County claims construction site flagman is unnecessary expense

Jim Blaylock/Staff
Columbia County Construction Engineer Matthew Schlachter (left) and Ronnie Hutto, a pre-construction engineer, discuss the plans to widen a portion of Washington Road. CSX Transportation maintains the need for a flagman.

Columbia County Commissioner Tommy Mercer says he thinks the county is getting railroaded.


The culprit, he says, is CSX Transportation, and the cost is adding up to more than $280,000. Ultimately, however, it's an expense he and other commissioners recently approved so a Washington Road widening project can proceed.

Mr. Mercer's specific complaint is a CSX requirement that the county pay for a flagman to stay at the project site.

"There's no need for a flagman. There's no place you can go across that railroad track," he said.

The cost is based on a one-year period and involves a CSX employee who will keep in contact with the engineers of trains as they pass near the project on Washington Road in Martinez.

Mr. Mercer said the flagman is unnecessary and the county could use the money for something else.

CSX officials, however, say the flagman is needed to ensure safety. The flagman would alert train engineers of ongoing work. The flagman could stop construction work or have workers moved if necessary when a train nears.

"Anytime work by a private party or public party will be on our right of way or near our right of way, we do require flagging services be arranged for," said Gary Sease, a spokesman for CSX Transportation. "And that's for the safety of both the workers on the project as well as our train crews."

After being told the county had no choice, commissioners recently agreed to a request funding for the position. The added expenditure was based on a readjustment of costs by CSX, bringing the total flagman cost to more than $284,000, which includes $201,000 for one flagman, said Ronnie Hutto, the county's pre-construction engineer. The remaining amount covers overhead, engineering and other personnel costs, he said.

Mr. Hutto said $400,000 has been secured in state funding for the widening and the project could begin by next month. County officials have said the overall cost of the project could be $1.4 million.

The project will add a 14-foot flush median along the half-mile stretch of Washington Road between Flowing Wells Road and Club Car Drive.

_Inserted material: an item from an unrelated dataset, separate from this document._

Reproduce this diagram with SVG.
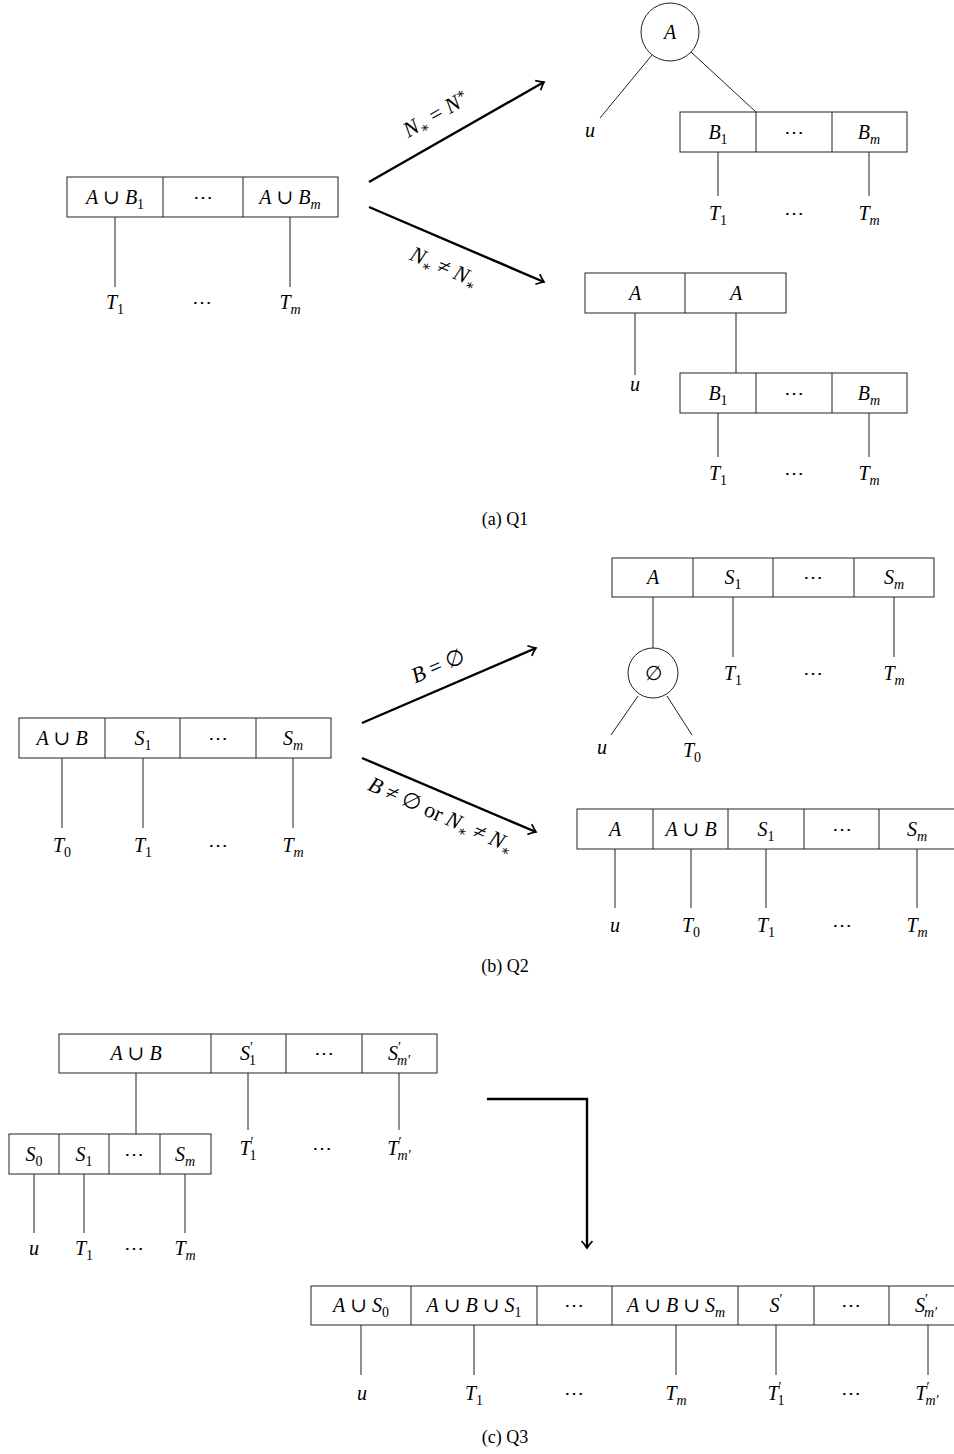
<svg xmlns="http://www.w3.org/2000/svg" width="954" height="1454" viewBox="0 0 954 1454">
<style>
text{font-family:"Liberation Serif","DejaVu Serif",serif;font-size:20px;fill:#000;text-anchor:middle}
.m{font-style:italic}
.r{font-style:normal}
.sb{font-size:14px;baseline-shift:-4.5px}
.sbn{font-size:14px;baseline-shift:-4.5px;font-style:normal}
.sp{font-size:14px;baseline-shift:8px;font-style:normal}
.ss{font-size:14px;baseline-shift:-4px;font-style:normal}
.lbl{font-size:22px}
.box{fill:#fff;stroke:#222;stroke-width:1}
.ln{stroke:#222;stroke-width:1;fill:none}
.arw{stroke:#000;stroke-width:2.4;fill:none;marker-end:url(#ar)}
.cap{font-style:normal;font-size:18px}
</style>
<defs>
<marker id="ar" viewBox="-10 -7 12 14" markerWidth="12" markerHeight="14" refX="0" refY="0" orient="auto" markerUnits="userSpaceOnUse">
<path d="M-7,-5.5 Q-2.5,-1.5 0,0 Q-2.5,1.5 -7,5.5" fill="none" stroke="#000" stroke-width="1.7"/>
</marker>
</defs>

<!-- ===== (a) Q1 ===== -->
<g id="a-left">
<rect class="box" x="67" y="177" width="271" height="40"/>
<line class="ln" x1="163" y1="177" x2="163" y2="217"/>
<line class="ln" x1="243" y1="177" x2="243" y2="217"/>
<text class="m" x="115" y="204">A<tspan class="r"> ∪ </tspan>B<tspan class="sbn">1</tspan></text>
<text x="203" y="204">⋯</text>
<text class="m" x="290" y="204">A<tspan class="r"> ∪ </tspan>B<tspan class="sb">m</tspan></text>
<line class="ln" x1="115" y1="217" x2="115" y2="287"/>
<line class="ln" x1="290" y1="217" x2="290" y2="287"/>
<text class="m" x="115" y="309">T<tspan class="sbn">1</tspan></text>
<text x="202" y="309">⋯</text>
<text class="m" x="290" y="309">T<tspan class="sb">m</tspan></text>
</g>

<g id="a-top">
<circle class="box" cx="670" cy="32" r="29"/>
<text class="m" x="670" y="39">A</text>
<text class="m" x="590" y="137">u</text>
<rect class="box" x="680" y="112" width="227" height="40"/>
<line class="ln" x1="756" y1="112" x2="756" y2="152"/>
<line class="ln" x1="832" y1="112" x2="832" y2="152"/>
<text class="m" x="718" y="139">B<tspan class="sbn">1</tspan></text>
<text x="794" y="139">⋯</text>
<text class="m" x="869" y="139">B<tspan class="sb">m</tspan></text>
<text class="m" x="718" y="220">T<tspan class="sbn">1</tspan></text>
<text x="794" y="220">⋯</text>
<text class="m" x="869" y="220">T<tspan class="sb">m</tspan></text>
</g>

<g id="a-bottom">
<rect class="box" x="585" y="273" width="201" height="40"/>
<line class="ln" x1="685" y1="273" x2="685" y2="313"/>
<text class="m" x="635" y="300">A</text>
<text class="m" x="736" y="300">A</text>
<text class="m" x="635" y="391">u</text>
<rect class="box" x="680" y="373" width="227" height="40"/>
<line class="ln" x1="756" y1="373" x2="756" y2="413"/>
<line class="ln" x1="832" y1="373" x2="832" y2="413"/>
<text class="m" x="718" y="400">B<tspan class="sbn">1</tspan></text>
<text x="794" y="400">⋯</text>
<text class="m" x="869" y="400">B<tspan class="sb">m</tspan></text>
<text class="m" x="718" y="480">T<tspan class="sbn">1</tspan></text>
<text x="794" y="480">⋯</text>
<text class="m" x="869" y="480">T<tspan class="sb">m</tspan></text>
</g>

<text class="cap" x="505" y="525">(a) Q1</text>

<!-- ===== (b) Q2 ===== -->
<g id="b-left">
<rect class="box" x="19" y="718" width="312" height="40"/>
<line class="ln" x1="105" y1="718" x2="105" y2="758"/>
<line class="ln" x1="180" y1="718" x2="180" y2="758"/>
<line class="ln" x1="256" y1="718" x2="256" y2="758"/>
<text class="m" x="62" y="745">A<tspan class="r"> ∪ </tspan>B</text>
<text class="m" x="143" y="745">S<tspan class="sbn">1</tspan></text>
<text x="218" y="745">⋯</text>
<text class="m" x="293" y="745">S<tspan class="sb">m</tspan></text>
<text class="m" x="62" y="852">T<tspan class="sbn">0</tspan></text>
<text class="m" x="143" y="852">T<tspan class="sbn">1</tspan></text>
<text x="218" y="852">⋯</text>
<text class="m" x="293" y="852">T<tspan class="sb">m</tspan></text>
</g>

<g id="b-top">
<rect class="box" x="612" y="558" width="322" height="39"/>
<line class="ln" x1="693" y1="558" x2="693" y2="597"/>
<line class="ln" x1="773" y1="558" x2="773" y2="597"/>
<line class="ln" x1="854" y1="558" x2="854" y2="597"/>
<text class="m" x="653" y="584">A</text>
<text class="m" x="733" y="584">S<tspan class="sbn">1</tspan></text>
<text x="813" y="584">⋯</text>
<text class="m" x="894" y="584">S<tspan class="sb">m</tspan></text>
<circle class="box" cx="653" cy="673" r="25"/>
<text x="653" y="680">∅</text>
<text class="m" x="602" y="754">u</text>
<text class="m" x="692" y="757">T<tspan class="sbn">0</tspan></text>
<text class="m" x="733" y="680">T<tspan class="sbn">1</tspan></text>
<text x="813" y="680">⋯</text>
<text class="m" x="894" y="680">T<tspan class="sb">m</tspan></text>
</g>

<g id="b-bottom">
<rect class="box" x="577" y="809" width="380" height="40"/>
<line class="ln" x1="653" y1="809" x2="653" y2="849"/>
<line class="ln" x1="728" y1="809" x2="728" y2="849"/>
<line class="ln" x1="804" y1="809" x2="804" y2="849"/>
<line class="ln" x1="879" y1="809" x2="879" y2="849"/>
<text class="m" x="615" y="836">A</text>
<text class="m" x="691" y="836">A<tspan class="r"> ∪ </tspan>B</text>
<text class="m" x="766" y="836">S<tspan class="sbn">1</tspan></text>
<text x="842" y="836">⋯</text>
<text class="m" x="917" y="836">S<tspan class="sb">m</tspan></text>
<text class="m" x="615" y="932">u</text>
<text class="m" x="691" y="932">T<tspan class="sbn">0</tspan></text>
<text class="m" x="766" y="932">T<tspan class="sbn">1</tspan></text>
<text x="842" y="932">⋯</text>
<text class="m" x="917" y="932">T<tspan class="sb">m</tspan></text>
</g>

<text class="cap" x="505" y="972">(b) Q2</text>

<!-- ===== (c) Q3 ===== -->
<g id="c-top">
<rect class="box" x="59" y="1034" width="378" height="39"/>
<line class="ln" x1="211" y1="1034" x2="211" y2="1073"/>
<line class="ln" x1="286" y1="1034" x2="286" y2="1073"/>
<line class="ln" x1="362" y1="1034" x2="362" y2="1073"/>
<text class="m" x="136" y="1060">A<tspan class="r"> ∪ </tspan>B</text>
<text class="m" x="248" y="1060">S<tspan class="sp">′</tspan><tspan class="sbn" dx="-4">1</tspan></text>
<text x="324" y="1060">⋯</text>
<text class="m" x="399" y="1060">S<tspan class="sp">′</tspan><tspan class="sb" dx="-4">m′</tspan></text>
<text class="m" x="248" y="1155">T<tspan class="sp">′</tspan><tspan class="sbn" dx="-4">1</tspan></text>
<text x="322" y="1155">⋯</text>
<text class="m" x="399" y="1155">T<tspan class="sp">′</tspan><tspan class="sb" dx="-4">m′</tspan></text>
</g>

<g id="c-left">
<rect class="box" x="9" y="1134" width="202" height="40"/>
<line class="ln" x1="59" y1="1134" x2="59" y2="1174"/>
<line class="ln" x1="109" y1="1134" x2="109" y2="1174"/>
<line class="ln" x1="160" y1="1134" x2="160" y2="1174"/>
<text class="m" x="34" y="1161">S<tspan class="sbn">0</tspan></text>
<text class="m" x="84" y="1161">S<tspan class="sbn">1</tspan></text>
<text x="134" y="1161">⋯</text>
<text class="m" x="185" y="1161">S<tspan class="sb">m</tspan></text>
<text class="m" x="34" y="1255">u</text>
<text class="m" x="84" y="1255">T<tspan class="sbn">1</tspan></text>
<text x="134" y="1255">⋯</text>
<text class="m" x="185" y="1255">T<tspan class="sb">m</tspan></text>
</g>

<g id="c-bottom">
<rect class="box" x="311" y="1286" width="655" height="39"/>
<line class="ln" x1="411" y1="1286" x2="411" y2="1325"/>
<line class="ln" x1="537" y1="1286" x2="537" y2="1325"/>
<line class="ln" x1="612" y1="1286" x2="612" y2="1325"/>
<line class="ln" x1="738" y1="1286" x2="738" y2="1325"/>
<line class="ln" x1="814" y1="1286" x2="814" y2="1325"/>
<line class="ln" x1="889" y1="1286" x2="889" y2="1325"/>
<text class="m" x="361" y="1312">A<tspan class="r"> ∪ </tspan>S<tspan class="sbn">0</tspan></text>
<text class="m" x="474" y="1312">A<tspan class="r"> ∪ </tspan>B<tspan class="r"> ∪ </tspan>S<tspan class="sbn">1</tspan></text>
<text x="574" y="1312">⋯</text>
<text class="m" x="676" y="1312">A<tspan class="r"> ∪ </tspan>B<tspan class="r"> ∪ </tspan>S<tspan class="sb">m</tspan></text>
<text class="m" x="776" y="1312">S<tspan class="sp">′</tspan></text>
<text x="851" y="1312">⋯</text>
<text class="m" x="926" y="1312">S<tspan class="sp">′</tspan><tspan class="sb" dx="-4">m′</tspan></text>
<text class="m" x="362" y="1400">u</text>
<text class="m" x="474" y="1400">T<tspan class="sbn">1</tspan></text>
<text x="574" y="1400">⋯</text>
<text class="m" x="676" y="1400">T<tspan class="sb">m</tspan></text>
<text class="m" x="776" y="1400">T<tspan class="sp">′</tspan><tspan class="sbn" dx="-4">1</tspan></text>
<text x="851" y="1400">⋯</text>
<text class="m" x="927" y="1400">T<tspan class="sp">′</tspan><tspan class="sb" dx="-4">m′</tspan></text>
</g>

<text class="cap" x="505" y="1443">(c) Q3</text>

<!-- ===== connectors ===== -->
<g id="connectors">
<line class="ln" x1="652" y1="55" x2="600" y2="118"/>
<line class="ln" x1="691" y1="52" x2="756" y2="112"/>
<line class="ln" x1="718" y1="152" x2="718" y2="196"/>
<line class="ln" x1="869" y1="152" x2="869" y2="196"/>
<line class="ln" x1="635" y1="313" x2="635" y2="375"/>
<line class="ln" x1="736" y1="313" x2="736" y2="373"/>
<line class="ln" x1="718" y1="413" x2="718" y2="457"/>
<line class="ln" x1="869" y1="413" x2="869" y2="457"/>
<path class="arw" d="M369,182 L544,82"/>
<path class="arw" d="M369,207 L544,282"/>
<text class="m lbl" transform="rotate(-29.7 436 114)" x="436" y="121">N<tspan class="ss">∗</tspan><tspan class="r">  =  </tspan>N<tspan class="sp">∗</tspan></text>
<text class="m lbl" transform="rotate(23.2 444 267)" x="444" y="274">N<tspan class="ss">∗</tspan><tspan class="r">  ≠  </tspan>N<tspan class="ss">∗</tspan></text>

<line class="ln" x1="62" y1="758" x2="62" y2="828"/>
<line class="ln" x1="143" y1="758" x2="143" y2="828"/>
<line class="ln" x1="293" y1="758" x2="293" y2="828"/>
<line class="ln" x1="653" y1="597" x2="653" y2="648"/>
<line class="ln" x1="638" y1="696" x2="611" y2="735"/>
<line class="ln" x1="667" y1="696" x2="692" y2="735"/>
<line class="ln" x1="733" y1="597" x2="733" y2="657"/>
<line class="ln" x1="894" y1="597" x2="894" y2="657"/>
<line class="ln" x1="615" y1="849" x2="615" y2="908"/>
<line class="ln" x1="691" y1="849" x2="691" y2="908"/>
<line class="ln" x1="766" y1="849" x2="766" y2="908"/>
<line class="ln" x1="917" y1="849" x2="917" y2="908"/>
<path class="arw" d="M362,723 L536,648"/>
<path class="arw" d="M362,758 L536,832"/>
<text class="m lbl" transform="rotate(-23.4 438 666)" x="438" y="673">B<tspan class="r">  =  ∅</tspan></text>
<text class="m lbl" transform="rotate(24 441 815)" x="441" y="822">B<tspan class="r">  ≠  ∅ or </tspan>N<tspan class="ss">∗</tspan><tspan class="r">  ≠  </tspan>N<tspan class="ss">∗</tspan></text>

<line class="ln" x1="136" y1="1073" x2="136" y2="1134"/>
<line class="ln" x1="248" y1="1073" x2="248" y2="1130"/>
<line class="ln" x1="399" y1="1073" x2="399" y2="1130"/>
<line class="ln" x1="34" y1="1174" x2="34" y2="1233"/>
<line class="ln" x1="84" y1="1174" x2="84" y2="1233"/>
<line class="ln" x1="185" y1="1174" x2="185" y2="1233"/>
<line class="ln" x1="361" y1="1325" x2="361" y2="1375"/>
<line class="ln" x1="474" y1="1325" x2="474" y2="1375"/>
<line class="ln" x1="676" y1="1325" x2="676" y2="1375"/>
<line class="ln" x1="776" y1="1325" x2="776" y2="1375"/>
<line class="ln" x1="928" y1="1325" x2="928" y2="1375"/>
<path class="arw" d="M487,1099 H587 V1248"/>
</g>
</svg>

The median would allow left-hand turns without reducing the westbound flow of traffic from two lanes to one, as is now the case. Officials say the stretch of Washington Road has been a bad one for wrecks and that widening would help alleviate that problem.

Mr. Hutto said a deadline for completion hasn't been set, but he'd like to have the widening finished in less than a year from its start date.

Mr. Hutto said CSX would offer a refund should the work be finished before the year is up.